Explore Credit Transfers
Did you complete another degree program or take some courses at another college? Check to see if the institution you’re currently attending accepts credit transfers from your experience. AP and CLEP credits are also a good way to get ahead of schedule in your first year.
Consider Online Degree Programs
These days, there are countless online bachelor degree programs for you to choose from. Many students report saving money and time through online programs because they aren’t spending as much time commuting to and from school. However, the tuition fees for online degree programs tend to be the same.
Online degree time schedules are usually comparable to in-person programs. And don’t underestimate the work! Online doesn’t mean easy. However, the extra time in your day from not commuting might help you cut down your bachelor’s degree years. If you take an online program, perhaps you could use the extra hour or so in your day to take on another course!
Avoid Changing Your Major
One of the biggest reasons why students take longer to complete their bachelor’s degrees is because they change their majors. We understand – it’s hard to know exactly what you want to do right after high school. However, changing your major is a sure way to delay your degree and incur you more costs. If you must change your major, think long and hard about the consequences. If you’re uncertain about which degree program to enroll in, consider taking a general program so that you can specialize more as you complete your degree.

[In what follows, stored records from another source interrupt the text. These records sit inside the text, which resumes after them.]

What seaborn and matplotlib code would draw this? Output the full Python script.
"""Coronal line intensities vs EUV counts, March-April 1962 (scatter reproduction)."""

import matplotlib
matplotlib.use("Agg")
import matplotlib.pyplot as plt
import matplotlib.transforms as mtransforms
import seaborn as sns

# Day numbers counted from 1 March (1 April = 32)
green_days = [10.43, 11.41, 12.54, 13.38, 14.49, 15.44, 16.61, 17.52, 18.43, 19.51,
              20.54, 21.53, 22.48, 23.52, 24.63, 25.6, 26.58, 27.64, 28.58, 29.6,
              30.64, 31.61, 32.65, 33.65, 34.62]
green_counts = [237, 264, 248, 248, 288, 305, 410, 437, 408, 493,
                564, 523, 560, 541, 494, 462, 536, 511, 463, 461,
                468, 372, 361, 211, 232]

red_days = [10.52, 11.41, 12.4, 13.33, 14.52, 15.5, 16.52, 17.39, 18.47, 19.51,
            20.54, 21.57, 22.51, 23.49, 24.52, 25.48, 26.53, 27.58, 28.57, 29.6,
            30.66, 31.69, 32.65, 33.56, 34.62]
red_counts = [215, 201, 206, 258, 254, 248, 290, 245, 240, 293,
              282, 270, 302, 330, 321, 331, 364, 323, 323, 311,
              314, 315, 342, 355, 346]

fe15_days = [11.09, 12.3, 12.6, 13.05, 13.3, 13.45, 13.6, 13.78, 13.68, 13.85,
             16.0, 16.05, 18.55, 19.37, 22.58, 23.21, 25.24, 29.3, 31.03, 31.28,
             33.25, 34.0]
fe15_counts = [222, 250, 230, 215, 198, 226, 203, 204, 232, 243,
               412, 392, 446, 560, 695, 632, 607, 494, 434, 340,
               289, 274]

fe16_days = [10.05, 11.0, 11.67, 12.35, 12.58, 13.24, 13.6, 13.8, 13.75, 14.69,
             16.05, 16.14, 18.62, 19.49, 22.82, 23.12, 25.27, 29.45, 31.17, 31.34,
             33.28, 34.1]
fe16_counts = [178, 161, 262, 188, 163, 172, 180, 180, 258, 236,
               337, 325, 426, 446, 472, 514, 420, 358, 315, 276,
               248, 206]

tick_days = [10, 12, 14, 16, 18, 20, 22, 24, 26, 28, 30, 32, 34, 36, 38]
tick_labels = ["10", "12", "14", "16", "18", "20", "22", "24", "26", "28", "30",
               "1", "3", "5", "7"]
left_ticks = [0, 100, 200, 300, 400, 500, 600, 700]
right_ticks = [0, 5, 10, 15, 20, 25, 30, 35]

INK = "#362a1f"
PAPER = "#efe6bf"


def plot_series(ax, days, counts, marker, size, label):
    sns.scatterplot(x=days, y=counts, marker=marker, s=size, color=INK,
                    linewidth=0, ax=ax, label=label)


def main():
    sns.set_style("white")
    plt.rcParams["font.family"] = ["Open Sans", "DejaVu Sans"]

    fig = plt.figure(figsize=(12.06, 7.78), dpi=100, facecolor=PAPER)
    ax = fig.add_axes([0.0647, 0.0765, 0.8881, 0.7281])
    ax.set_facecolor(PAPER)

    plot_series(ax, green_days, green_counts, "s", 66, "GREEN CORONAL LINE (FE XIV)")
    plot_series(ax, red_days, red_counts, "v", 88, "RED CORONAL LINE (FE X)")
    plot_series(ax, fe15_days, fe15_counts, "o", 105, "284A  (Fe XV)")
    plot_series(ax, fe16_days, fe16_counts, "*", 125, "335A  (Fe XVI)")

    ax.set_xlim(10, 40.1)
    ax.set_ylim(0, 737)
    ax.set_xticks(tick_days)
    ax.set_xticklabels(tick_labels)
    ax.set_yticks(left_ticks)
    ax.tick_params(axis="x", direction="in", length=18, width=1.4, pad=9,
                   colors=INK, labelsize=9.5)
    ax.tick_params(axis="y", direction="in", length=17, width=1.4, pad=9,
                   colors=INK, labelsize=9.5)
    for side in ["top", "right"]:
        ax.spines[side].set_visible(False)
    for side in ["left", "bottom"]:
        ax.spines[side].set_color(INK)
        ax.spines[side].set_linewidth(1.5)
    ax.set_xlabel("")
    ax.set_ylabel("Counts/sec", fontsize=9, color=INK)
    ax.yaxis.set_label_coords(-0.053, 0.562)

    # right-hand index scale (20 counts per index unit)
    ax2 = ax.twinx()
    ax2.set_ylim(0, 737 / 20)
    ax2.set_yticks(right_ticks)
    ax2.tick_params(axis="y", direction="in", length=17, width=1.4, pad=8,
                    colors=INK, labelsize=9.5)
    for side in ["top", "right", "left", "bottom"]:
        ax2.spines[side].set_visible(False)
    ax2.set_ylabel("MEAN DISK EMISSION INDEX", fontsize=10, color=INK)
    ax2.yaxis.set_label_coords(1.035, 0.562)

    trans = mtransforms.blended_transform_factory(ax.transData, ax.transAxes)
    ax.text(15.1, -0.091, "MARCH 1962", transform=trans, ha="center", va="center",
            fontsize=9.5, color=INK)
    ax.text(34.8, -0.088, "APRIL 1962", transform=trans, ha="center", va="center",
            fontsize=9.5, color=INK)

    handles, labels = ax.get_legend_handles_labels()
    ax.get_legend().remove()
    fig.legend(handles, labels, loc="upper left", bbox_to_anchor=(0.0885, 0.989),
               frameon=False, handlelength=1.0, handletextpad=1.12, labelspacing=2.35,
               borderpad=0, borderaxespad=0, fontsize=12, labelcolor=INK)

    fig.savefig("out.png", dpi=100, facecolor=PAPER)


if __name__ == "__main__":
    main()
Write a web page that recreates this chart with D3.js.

Look Into Accelerated Programs
Can I get a bachelor’s degree in two years? With certain accelerated degree programs, you can.
Some universities offer accelerated programs dedicated to a quicker graduation. These programs might involve heavier workloads for a three-year bachelor’s degree, or heavier workloads for a four- or five-year combination degree.
Frequently Asked Questions (FAQs)
1. Can I Get a Bachelor’s in 2 years?
Yes, but you’ll have to work hard for it! Hypothetically, you could finish in two years if you take on the maximum course load that your college allows, as well as a course or two in the summer every year. Ideally, you’d want to have a couple of transfer credits either from a previous college or from an AP or CLEP high school credit as well.
Moreover, there are accelerated bachelor degree programs that are designed specifically to help you finish your degree within 2 years.
2. Can You Finish a 4-Year Degree in 3 Years?
Certainly. The average bachelor’s degree requires completion of 120 credits — that evens out to 40 credits per year if you would like to finish in four years. If a student could take on 40 credits per year instead of 30, they could obtain the degree within 3 years instead of four. Of course, a student may complete the 120 credits within three years on a different schedule as well.
How long does it take to obtain a bachelor's degree? Usually, a bachelor’s degree takes four years to complete. But, some students take as long as ten years because of other obligations or switching their major. Some students take as little as two years by planning strategically or taking accelerated programs.
How long does it take to complete a bachelor’s degree? The truth is, you have a lot of control over the length of your bachelor’s degree! Planning ahead, taking more courses each semester, using credit transfers, and sticking to a consistent major are a few ways you might shorten your bachelor’s degree years.